Prince Henry is supposed to have had other amusements, including the odd pastime of disguising himself and then beating up and robbing his own household officials though there is no mention of this before the sixteenth century. He certainly spent a good deal of time in London where he had a great town house, once the Black Prince’s – Coldharbour, near London Bridge, next to the church of All Hallows the Less. We know that his brothers, Thomas and Humphrey, were involved in a midnight brawl at a tavern in Eastcheap where they were drinking on 23 June 1410 and the uproar was such that the mayor and sheriffs had to be called to restore order; Thomas was involved in a similar disturbance the following year. Yet there is no evidence tha
t Henry was ever Falstaff’s ‘good shallow young fellow’. And whatever vicious friends the prince may have had, Falstaff was not among them. (The real-life Falstaff, Sir John Fastolf, was a hardbitten and very professional soldier with no time for frivolity.) He may have enjoyed the company of Sir John Oldcastle, who on one occasion arranged a wrestling match for him, but Sir John was scarcely famed for vice. Nevertheless, so distinguished a historian as McFarlane accepts the tales of his wildness, commenting that when he became king the ‘lawless and high-spirited youth became, as it were overnight, a bigot and a disciplinarian’.8
One may ask from where did Shakespeare derive his portrait of Henry.
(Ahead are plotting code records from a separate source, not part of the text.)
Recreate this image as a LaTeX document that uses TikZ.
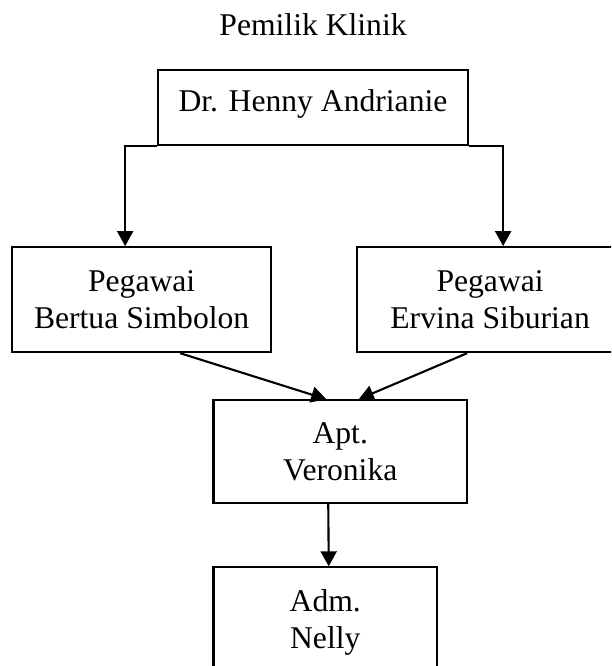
\documentclass[tikz,border=0pt]{standalone}
\usepackage{fontspec}
\setmainfont{Liberation Serif}
\usepackage{tikz}
\usetikzlibrary{arrows, arrows.meta}
\usetikzlibrary{positioning}
\tikzset{
  orgbox/.style={
    draw,
    line width=1.2pt,
    align=center,
    font=\fontsize{18}{21}\selectfont
  },
  orgarrow/.style={
    line width=1.2pt,
    -{Triangle[length=3mm, width=3.2mm]}
  }
}

\begin{document}
\begin{tikzpicture}

\useasboundingbox (0,0) rectangle (12.22,-13.32);
\clip (0,0) rectangle (12.22,-13.32);

% Owner
\node [inner sep=0pt,
    font=\fontsize{18}{21}\selectfont
] (title) at (6.26,-0.5) {Pemilik Klinik};

\node [orgbox,
    minimum width=6.2cm,
    minimum height=1.5cm,
    text depth=0.3cm,
    below=0.65cm of title
]  (dokter) {Dr. Henny Andrianie};

% Staff
\node [orgbox,
    minimum width=5.17cm,
    minimum height=2.1cm,
    below left=2cm and -2.3cm of dokter
]  (bertua) {Pegawai \\ Bertua Simbolon};

\node [orgbox,
    minimum width=5.32cm,
    minimum height=2.1cm,
    below right=2cm and -2.26cm of dokter
]  (ervina) {Pegawai \\ Ervina Siburian};

\node [orgbox,
    minimum width=5.07cm,
    minimum height=2.05cm,
    below right=0.92cm and -1.19cm of bertua
]  (veronika) {Apt. \\ Veronika};

\node [orgbox,
    minimum width=4.47cm,
    minimum height=2.2cm,
    below right=1.25cm and 0cm of veronika.south west
]  (nelly) {Adm. \\ Nelly};

% Arrows
\draw[orgarrow] (dokter.south west) -| ([xshift=-0.33cm]bertua.north);
\draw[orgarrow] (dokter.south east) -| ([xshift=0.26cm]ervina.north);

\draw[orgarrow] ([xshift=0.77cm]bertua.south) -- ([xshift=-0.28cm]veronika.north);
\draw[orgarrow] ([xshift=-0.46cm]ervina.south) -- ([xshift=0.37cm]veronika.north);

\draw[orgarrow] ([xshift=-0.24cm]veronika.south) -- ([xshift=0.07cm]nelly.north);

\end{tikzpicture}
\end{document}
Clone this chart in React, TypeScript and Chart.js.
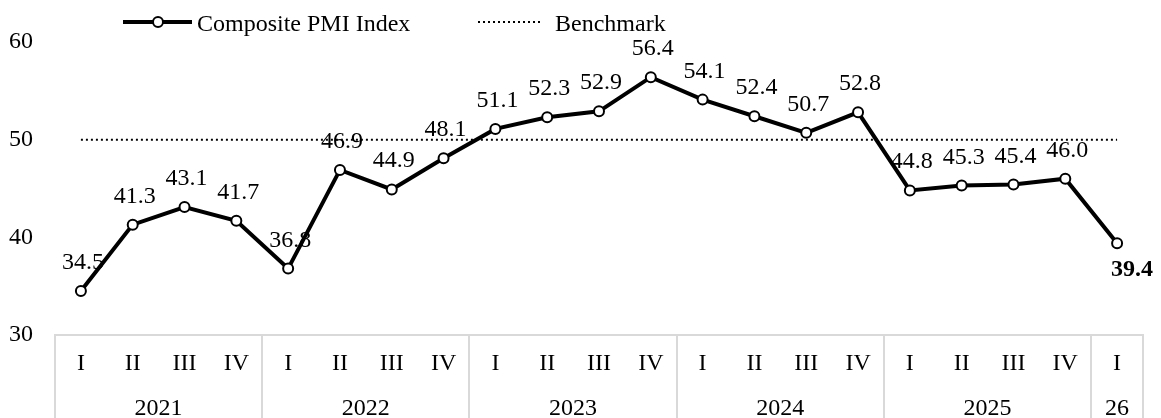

It has long been known that his principal source was Holinshed’s Chronicles, which in turn was largely based on Edward Hall’s Union of the two noble and illustre families of Lancaster and York of 1548 and, through a copy in the possession of John Stow the antiquary, on a translation of Tito Livio’s official biography of 1437. (This translation, which includes details supplied by the family of the Earl of Ormonde who was with Henry in France, is The First English Life.) Shakespeare accepted much of the traditional portrait of a hero king yet his genius was too penetrating not to discern the megalomania and cruelty at which he hints once or twice.